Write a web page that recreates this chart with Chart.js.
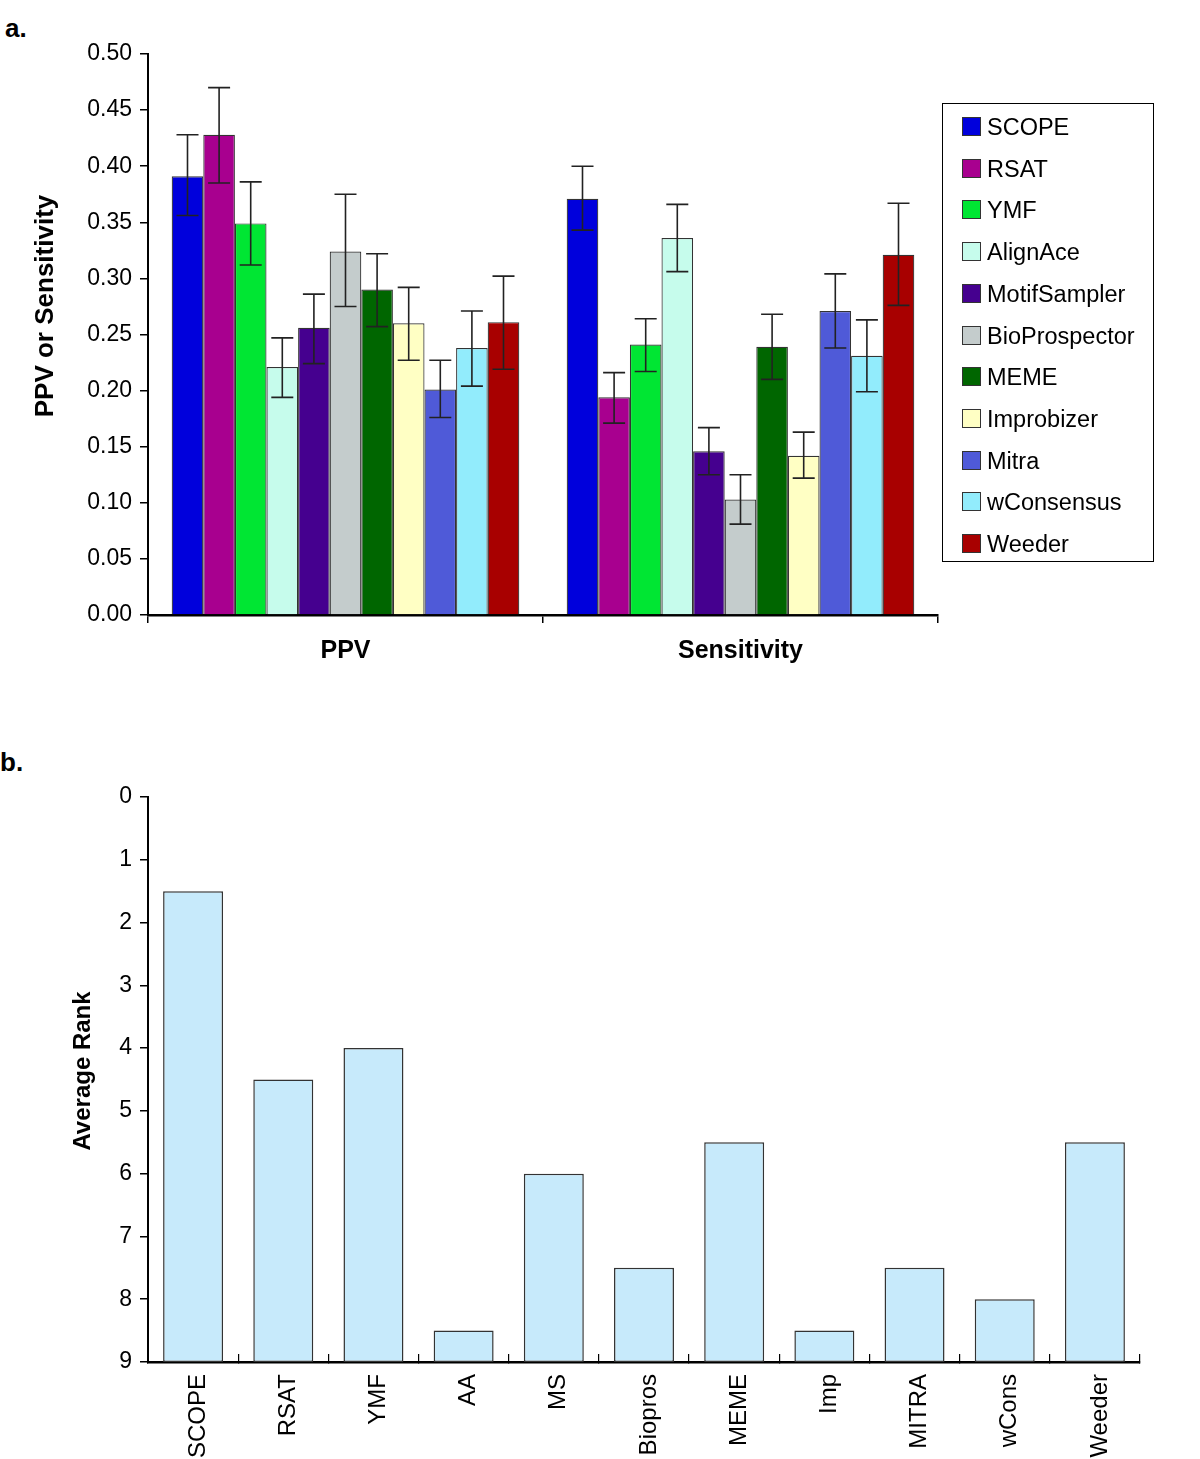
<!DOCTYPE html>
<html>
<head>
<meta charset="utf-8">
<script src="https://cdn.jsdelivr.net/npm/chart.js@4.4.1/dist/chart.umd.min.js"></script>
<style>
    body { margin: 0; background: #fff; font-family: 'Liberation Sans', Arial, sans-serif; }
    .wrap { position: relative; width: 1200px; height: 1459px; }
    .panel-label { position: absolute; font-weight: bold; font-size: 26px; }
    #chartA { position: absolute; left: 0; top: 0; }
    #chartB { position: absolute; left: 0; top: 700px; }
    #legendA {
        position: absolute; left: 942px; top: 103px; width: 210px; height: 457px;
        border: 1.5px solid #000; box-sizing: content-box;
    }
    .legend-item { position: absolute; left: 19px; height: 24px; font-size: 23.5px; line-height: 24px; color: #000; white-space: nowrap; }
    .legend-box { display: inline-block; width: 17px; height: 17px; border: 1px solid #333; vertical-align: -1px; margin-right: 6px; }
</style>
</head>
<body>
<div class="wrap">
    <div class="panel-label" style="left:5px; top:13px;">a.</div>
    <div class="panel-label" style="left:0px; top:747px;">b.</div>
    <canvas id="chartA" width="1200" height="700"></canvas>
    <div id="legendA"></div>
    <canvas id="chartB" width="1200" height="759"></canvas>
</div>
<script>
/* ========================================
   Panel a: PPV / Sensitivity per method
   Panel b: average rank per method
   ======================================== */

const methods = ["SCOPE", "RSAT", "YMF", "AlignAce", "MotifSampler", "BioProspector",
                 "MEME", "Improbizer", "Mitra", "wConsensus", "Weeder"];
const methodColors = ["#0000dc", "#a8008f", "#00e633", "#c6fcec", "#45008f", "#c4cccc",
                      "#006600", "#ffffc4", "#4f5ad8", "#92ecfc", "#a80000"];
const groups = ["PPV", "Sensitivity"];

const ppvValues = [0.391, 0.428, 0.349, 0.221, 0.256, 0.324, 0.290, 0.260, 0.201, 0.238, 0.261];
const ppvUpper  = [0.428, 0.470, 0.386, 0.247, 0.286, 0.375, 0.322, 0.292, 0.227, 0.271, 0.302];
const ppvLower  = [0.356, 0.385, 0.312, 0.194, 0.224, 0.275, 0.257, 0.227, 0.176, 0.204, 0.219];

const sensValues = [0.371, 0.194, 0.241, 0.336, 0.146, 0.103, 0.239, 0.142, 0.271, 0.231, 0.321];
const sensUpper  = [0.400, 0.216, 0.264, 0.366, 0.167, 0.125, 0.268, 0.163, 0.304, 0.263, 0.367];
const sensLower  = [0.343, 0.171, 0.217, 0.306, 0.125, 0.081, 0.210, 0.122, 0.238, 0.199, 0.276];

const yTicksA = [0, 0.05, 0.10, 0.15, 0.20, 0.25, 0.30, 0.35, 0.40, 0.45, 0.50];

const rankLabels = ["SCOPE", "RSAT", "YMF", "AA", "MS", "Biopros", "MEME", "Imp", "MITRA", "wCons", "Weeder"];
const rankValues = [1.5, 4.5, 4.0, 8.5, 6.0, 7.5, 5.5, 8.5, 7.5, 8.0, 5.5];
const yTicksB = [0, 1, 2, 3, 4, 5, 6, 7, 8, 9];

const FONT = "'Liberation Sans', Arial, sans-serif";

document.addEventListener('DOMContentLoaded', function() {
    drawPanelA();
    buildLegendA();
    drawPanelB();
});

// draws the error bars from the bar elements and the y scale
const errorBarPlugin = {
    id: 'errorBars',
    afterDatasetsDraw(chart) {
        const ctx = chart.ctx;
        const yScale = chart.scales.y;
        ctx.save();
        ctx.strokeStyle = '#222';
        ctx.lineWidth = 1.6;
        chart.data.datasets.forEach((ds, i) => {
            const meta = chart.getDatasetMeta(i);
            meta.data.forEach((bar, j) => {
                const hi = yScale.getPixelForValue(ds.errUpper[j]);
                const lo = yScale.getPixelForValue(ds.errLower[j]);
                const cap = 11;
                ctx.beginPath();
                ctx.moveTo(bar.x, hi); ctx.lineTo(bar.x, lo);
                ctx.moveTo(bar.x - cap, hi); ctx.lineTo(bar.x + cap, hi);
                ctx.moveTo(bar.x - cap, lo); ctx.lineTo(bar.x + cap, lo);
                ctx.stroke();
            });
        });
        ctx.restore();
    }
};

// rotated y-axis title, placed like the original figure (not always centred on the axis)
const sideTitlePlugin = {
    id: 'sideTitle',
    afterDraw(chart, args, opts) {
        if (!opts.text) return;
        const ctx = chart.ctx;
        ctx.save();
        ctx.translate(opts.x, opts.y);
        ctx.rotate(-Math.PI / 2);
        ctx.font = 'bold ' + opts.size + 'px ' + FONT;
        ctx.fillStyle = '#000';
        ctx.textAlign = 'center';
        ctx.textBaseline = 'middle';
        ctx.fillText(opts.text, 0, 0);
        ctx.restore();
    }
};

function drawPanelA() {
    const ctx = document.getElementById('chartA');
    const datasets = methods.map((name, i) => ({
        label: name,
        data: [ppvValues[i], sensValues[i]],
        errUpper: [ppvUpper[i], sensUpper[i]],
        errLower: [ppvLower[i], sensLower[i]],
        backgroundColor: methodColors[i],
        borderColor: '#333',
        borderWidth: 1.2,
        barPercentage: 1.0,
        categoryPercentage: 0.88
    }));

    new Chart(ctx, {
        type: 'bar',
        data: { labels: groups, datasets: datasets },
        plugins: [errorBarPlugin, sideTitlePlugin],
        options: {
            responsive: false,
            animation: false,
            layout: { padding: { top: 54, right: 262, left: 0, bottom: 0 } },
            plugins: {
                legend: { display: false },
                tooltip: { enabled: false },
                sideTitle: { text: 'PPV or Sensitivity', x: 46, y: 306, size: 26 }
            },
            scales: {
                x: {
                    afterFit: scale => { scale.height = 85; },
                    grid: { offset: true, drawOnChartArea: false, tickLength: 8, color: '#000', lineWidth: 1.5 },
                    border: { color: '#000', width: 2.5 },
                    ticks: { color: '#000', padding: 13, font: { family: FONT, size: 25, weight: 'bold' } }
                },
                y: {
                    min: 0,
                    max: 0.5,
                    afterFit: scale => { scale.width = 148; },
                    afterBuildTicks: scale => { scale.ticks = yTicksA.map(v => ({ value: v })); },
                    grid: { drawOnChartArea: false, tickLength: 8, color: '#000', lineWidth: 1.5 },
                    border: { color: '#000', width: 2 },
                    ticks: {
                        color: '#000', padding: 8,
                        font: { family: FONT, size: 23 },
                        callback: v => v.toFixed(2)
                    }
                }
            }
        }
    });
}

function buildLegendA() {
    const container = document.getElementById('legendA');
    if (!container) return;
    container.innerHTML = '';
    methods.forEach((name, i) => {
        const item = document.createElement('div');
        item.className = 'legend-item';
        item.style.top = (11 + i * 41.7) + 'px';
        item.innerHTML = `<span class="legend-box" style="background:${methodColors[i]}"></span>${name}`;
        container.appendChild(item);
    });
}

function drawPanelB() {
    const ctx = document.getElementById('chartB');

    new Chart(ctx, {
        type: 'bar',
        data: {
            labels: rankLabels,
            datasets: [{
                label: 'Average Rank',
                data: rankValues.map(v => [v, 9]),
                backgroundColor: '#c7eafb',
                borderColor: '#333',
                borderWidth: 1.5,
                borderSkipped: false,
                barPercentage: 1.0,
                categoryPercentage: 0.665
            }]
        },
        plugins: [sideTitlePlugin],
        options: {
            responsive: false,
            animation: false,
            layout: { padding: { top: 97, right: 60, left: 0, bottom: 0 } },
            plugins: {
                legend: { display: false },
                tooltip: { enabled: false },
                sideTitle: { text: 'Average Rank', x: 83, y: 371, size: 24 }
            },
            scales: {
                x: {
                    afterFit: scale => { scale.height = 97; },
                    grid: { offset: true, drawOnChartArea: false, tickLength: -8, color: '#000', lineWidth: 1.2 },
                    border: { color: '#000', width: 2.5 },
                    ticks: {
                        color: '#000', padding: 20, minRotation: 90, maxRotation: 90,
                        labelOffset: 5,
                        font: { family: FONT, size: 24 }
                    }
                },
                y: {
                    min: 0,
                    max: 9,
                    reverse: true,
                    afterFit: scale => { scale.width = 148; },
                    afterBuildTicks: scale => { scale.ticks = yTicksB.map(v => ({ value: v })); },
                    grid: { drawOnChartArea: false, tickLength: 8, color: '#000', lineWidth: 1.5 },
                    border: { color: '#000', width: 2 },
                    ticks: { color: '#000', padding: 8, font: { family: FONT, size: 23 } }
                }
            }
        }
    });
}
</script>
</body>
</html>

__AIM OF THE EXERCISE__
Repeat, word for word and with no pictures, only the lines running from the beginning of the data to the line that contains "0.176, 0.204, 0.219];".

__EXERCISE ANSWER__
Write a web page that recreates this chart with Chart.js.
<!DOCTYPE html>
<html>
<head>
<meta charset="utf-8">
<script src="https://cdn.jsdelivr.net/npm/chart.js@4.4.1/dist/chart.umd.min.js"></script>
<style>
    body { margin: 0; background: #fff; font-family: 'Liberation Sans', Arial, sans-serif; }
    .wrap { position: relative; width: 1200px; height: 1459px; }
    .panel-label { position: absolute; font-weight: bold; font-size: 26px; }
    #chartA { position: absolute; left: 0; top: 0; }
    #chartB { position: absolute; left: 0; top: 700px; }
    #legendA {
        position: absolute; left: 942px; top: 103px; width: 210px; height: 457px;
        border: 1.5px solid #000; box-sizing: content-box;
    }
    .legend-item { position: absolute; left: 19px; height: 24px; font-size: 23.5px; line-height: 24px; color: #000; white-space: nowrap; }
    .legend-box { display: inline-block; width: 17px; height: 17px; border: 1px solid #333; vertical-align: -1px; margin-right: 6px; }
</style>
</head>
<body>
<div class="wrap">
    <div class="panel-label" style="left:5px; top:13px;">a.</div>
    <div class="panel-label" style="left:0px; top:747px;">b.</div>
    <canvas id="chartA" width="1200" height="700"></canvas>
    <div id="legendA"></div>
    <canvas id="chartB" width="1200" height="759"></canvas>
</div>
<script>
/* ========================================
   Panel a: PPV / Sensitivity per method
   Panel b: average rank per method
   ======================================== */

const methods = ["SCOPE", "RSAT", "YMF", "AlignAce", "MotifSampler", "BioProspector",
                 "MEME", "Improbizer", "Mitra", "wConsensus", "Weeder"];
const methodColors = ["#0000dc", "#a8008f", "#00e633", "#c6fcec", "#45008f", "#c4cccc",
                      "#006600", "#ffffc4", "#4f5ad8", "#92ecfc", "#a80000"];
const groups = ["PPV", "Sensitivity"];

const ppvValues = [0.391, 0.428, 0.349, 0.221, 0.256, 0.324, 0.290, 0.260, 0.201, 0.238, 0.261];
const ppvUpper  = [0.428, 0.470, 0.386, 0.247, 0.286, 0.375, 0.322, 0.292, 0.227, 0.271, 0.302];
const ppvLower  = [0.356, 0.385, 0.312, 0.194, 0.224, 0.275, 0.257, 0.227, 0.176, 0.204, 0.219];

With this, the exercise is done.